══ Material provided

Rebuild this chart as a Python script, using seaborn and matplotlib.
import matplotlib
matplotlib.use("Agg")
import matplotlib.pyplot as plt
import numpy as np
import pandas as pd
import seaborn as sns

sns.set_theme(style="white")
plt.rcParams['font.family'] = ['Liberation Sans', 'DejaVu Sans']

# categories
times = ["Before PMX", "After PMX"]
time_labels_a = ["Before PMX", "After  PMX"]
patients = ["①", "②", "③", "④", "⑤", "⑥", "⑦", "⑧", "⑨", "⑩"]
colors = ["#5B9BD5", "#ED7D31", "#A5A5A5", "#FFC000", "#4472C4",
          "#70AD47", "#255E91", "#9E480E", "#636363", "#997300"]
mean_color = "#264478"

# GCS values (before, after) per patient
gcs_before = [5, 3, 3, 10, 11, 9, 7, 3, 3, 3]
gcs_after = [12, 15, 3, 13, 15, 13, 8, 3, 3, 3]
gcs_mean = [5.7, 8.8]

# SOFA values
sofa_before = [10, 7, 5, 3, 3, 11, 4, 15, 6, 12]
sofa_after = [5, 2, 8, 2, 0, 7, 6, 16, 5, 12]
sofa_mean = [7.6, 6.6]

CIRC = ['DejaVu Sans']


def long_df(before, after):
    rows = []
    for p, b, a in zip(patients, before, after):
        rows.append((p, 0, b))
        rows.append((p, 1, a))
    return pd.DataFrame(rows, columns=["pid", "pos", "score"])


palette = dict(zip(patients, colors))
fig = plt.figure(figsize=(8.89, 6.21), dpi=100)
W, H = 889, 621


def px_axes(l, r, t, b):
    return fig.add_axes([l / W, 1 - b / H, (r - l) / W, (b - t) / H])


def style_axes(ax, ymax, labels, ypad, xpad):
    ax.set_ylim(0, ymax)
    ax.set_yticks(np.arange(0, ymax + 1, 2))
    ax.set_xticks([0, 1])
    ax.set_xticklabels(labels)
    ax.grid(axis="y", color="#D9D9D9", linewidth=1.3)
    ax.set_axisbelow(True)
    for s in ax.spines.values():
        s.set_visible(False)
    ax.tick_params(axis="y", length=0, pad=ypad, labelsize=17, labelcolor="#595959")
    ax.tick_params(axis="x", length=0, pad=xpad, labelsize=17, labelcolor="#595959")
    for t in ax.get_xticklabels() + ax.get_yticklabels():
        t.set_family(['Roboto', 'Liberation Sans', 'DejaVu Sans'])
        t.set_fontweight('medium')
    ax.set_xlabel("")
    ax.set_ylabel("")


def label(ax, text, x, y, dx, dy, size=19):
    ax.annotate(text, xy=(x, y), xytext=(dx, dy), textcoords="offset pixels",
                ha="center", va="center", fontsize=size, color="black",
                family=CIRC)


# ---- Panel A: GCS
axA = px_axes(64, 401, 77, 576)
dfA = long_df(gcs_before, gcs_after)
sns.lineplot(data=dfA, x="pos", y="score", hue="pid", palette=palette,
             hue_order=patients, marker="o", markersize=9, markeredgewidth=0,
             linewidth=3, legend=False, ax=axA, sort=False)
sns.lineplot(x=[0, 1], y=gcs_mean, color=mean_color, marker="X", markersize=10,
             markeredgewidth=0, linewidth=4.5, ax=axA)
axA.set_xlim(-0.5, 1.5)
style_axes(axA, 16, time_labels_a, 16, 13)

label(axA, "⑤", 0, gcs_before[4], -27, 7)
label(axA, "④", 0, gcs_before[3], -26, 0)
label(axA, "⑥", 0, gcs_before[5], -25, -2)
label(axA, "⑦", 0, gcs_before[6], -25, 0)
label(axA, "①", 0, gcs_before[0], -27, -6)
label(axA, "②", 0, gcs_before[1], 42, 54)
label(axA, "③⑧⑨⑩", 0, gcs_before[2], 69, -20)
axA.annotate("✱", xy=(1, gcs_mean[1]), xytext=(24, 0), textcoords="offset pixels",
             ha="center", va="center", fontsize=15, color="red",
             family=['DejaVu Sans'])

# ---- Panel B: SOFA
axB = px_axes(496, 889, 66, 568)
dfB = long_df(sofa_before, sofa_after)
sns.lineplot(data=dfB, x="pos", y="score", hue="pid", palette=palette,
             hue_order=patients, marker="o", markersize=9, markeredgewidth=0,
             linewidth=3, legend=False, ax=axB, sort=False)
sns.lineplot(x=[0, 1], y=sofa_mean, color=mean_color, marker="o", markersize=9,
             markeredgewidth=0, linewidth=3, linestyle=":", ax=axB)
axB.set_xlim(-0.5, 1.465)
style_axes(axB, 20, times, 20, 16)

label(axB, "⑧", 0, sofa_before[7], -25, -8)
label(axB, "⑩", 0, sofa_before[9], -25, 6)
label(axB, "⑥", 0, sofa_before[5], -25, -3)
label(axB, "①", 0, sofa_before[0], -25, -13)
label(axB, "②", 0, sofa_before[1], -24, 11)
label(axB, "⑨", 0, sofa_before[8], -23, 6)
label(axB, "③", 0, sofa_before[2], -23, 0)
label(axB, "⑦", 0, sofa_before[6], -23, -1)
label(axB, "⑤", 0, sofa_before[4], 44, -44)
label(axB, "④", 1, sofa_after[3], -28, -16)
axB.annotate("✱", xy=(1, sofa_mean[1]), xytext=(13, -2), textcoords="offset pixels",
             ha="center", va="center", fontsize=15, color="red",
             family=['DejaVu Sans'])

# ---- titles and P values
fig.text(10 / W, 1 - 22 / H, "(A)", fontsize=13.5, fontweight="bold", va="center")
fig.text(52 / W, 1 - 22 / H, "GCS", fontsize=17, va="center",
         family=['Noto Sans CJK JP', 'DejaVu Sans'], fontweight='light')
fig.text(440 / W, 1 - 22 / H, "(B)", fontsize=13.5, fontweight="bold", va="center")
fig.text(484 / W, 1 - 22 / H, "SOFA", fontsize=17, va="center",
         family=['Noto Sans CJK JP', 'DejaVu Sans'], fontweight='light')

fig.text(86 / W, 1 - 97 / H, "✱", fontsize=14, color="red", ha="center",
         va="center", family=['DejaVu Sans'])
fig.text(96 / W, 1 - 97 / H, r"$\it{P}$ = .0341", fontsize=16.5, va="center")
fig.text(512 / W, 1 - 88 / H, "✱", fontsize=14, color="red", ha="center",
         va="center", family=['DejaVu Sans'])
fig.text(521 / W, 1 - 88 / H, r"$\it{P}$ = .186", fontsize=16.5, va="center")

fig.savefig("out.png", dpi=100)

════
══ Material provided

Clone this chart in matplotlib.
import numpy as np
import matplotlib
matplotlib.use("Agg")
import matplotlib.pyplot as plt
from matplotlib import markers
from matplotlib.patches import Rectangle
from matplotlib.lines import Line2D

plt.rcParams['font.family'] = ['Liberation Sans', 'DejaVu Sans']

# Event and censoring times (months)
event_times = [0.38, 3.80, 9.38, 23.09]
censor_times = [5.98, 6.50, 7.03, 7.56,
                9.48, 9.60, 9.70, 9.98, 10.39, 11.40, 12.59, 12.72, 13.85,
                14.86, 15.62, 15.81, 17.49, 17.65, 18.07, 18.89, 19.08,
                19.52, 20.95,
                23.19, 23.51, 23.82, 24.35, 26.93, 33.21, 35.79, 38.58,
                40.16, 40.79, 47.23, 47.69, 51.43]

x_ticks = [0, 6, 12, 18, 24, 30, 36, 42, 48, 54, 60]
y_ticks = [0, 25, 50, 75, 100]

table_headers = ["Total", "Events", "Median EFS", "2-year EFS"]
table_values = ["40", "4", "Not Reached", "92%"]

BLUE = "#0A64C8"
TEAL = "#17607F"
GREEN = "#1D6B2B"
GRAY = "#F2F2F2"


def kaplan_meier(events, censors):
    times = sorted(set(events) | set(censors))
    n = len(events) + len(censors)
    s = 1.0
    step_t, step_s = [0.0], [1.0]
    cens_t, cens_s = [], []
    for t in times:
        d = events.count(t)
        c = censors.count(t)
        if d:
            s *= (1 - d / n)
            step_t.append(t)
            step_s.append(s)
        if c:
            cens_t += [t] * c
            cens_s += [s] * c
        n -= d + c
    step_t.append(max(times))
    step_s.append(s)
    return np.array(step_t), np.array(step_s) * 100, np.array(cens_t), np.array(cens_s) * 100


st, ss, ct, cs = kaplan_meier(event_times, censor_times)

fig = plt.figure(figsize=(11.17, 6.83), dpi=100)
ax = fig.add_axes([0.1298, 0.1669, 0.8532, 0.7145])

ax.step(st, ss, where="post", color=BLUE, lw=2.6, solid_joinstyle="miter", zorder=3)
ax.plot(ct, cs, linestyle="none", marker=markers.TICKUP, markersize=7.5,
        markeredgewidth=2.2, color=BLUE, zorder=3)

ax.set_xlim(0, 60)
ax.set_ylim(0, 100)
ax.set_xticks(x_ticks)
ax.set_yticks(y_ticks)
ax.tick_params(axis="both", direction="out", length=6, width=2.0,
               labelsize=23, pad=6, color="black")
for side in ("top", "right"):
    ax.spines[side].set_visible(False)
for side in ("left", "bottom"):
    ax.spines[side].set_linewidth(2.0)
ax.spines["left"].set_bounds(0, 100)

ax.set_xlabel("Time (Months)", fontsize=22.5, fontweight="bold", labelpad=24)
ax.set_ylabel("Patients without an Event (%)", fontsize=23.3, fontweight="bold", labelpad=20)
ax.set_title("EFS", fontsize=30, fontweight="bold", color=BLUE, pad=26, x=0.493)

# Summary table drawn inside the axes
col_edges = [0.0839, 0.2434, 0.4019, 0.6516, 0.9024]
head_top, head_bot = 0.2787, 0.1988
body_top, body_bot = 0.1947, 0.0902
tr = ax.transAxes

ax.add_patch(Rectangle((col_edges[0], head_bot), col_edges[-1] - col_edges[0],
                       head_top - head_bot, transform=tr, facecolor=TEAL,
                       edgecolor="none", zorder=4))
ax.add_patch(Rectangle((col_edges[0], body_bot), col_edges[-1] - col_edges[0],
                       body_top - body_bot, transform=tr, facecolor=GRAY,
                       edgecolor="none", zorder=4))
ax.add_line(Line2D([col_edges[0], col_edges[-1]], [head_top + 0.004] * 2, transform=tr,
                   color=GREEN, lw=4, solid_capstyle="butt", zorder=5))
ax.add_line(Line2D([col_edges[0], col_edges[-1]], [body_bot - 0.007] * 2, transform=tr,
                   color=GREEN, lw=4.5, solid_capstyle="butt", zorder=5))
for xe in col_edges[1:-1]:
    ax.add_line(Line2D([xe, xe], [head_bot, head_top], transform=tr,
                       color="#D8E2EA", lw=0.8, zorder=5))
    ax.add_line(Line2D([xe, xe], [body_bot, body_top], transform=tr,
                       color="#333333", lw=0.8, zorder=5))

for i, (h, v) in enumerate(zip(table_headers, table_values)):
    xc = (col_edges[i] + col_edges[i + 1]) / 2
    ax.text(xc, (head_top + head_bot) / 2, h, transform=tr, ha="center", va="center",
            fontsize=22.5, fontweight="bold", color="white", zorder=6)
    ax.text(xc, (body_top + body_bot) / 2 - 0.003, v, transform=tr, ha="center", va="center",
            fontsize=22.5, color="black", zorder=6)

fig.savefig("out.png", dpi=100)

════

§ Stated exercise: Only the lines running from the line with "Rebuild this chart" through the line with "return fig.add_axes([l /" should be repeated, exactly and with both ends kept.

§ Exercise answer:
Rebuild this chart as a Python script, using seaborn and matplotlib.
import matplotlib
matplotlib.use("Agg")
import matplotlib.pyplot as plt
import numpy as np
import pandas as pd
import seaborn as sns

sns.set_theme(style="white")
plt.rcParams['font.family'] = ['Liberation Sans', 'DejaVu Sans']

# categories
times = ["Before PMX", "After PMX"]
time_labels_a = ["Before PMX", "After  PMX"]
patients = ["①", "②", "③", "④", "⑤", "⑥", "⑦", "⑧", "⑨", "⑩"]
colors = ["#5B9BD5", "#ED7D31", "#A5A5A5", "#FFC000", "#4472C4",
          "#70AD47", "#255E91", "#9E480E", "#636363", "#997300"]
mean_color = "#264478"

# GCS values (before, after) per patient
gcs_before = [5, 3, 3, 10, 11, 9, 7, 3, 3, 3]
gcs_after = [12, 15, 3, 13, 15, 13, 8, 3, 3, 3]
gcs_mean = [5.7, 8.8]

# SOFA values
sofa_before = [10, 7, 5, 3, 3, 11, 4, 15, 6, 12]
sofa_after = [5, 2, 8, 2, 0, 7, 6, 16, 5, 12]
sofa_mean = [7.6, 6.6]

CIRC = ['DejaVu Sans']


def long_df(before, after):
    rows = []
    for p, b, a in zip(patients, before, after):
        rows.append((p, 0, b))
        rows.append((p, 1, a))
    return pd.DataFrame(rows, columns=["pid", "pos", "score"])


palette = dict(zip(patients, colors))
fig = plt.figure(figsize=(8.89, 6.21), dpi=100)
W, H = 889, 621


def px_axes(l, r, t, b):
    return fig.add_axes([l / W, 1 - b / H, (r - l) / W, (b - t) / H])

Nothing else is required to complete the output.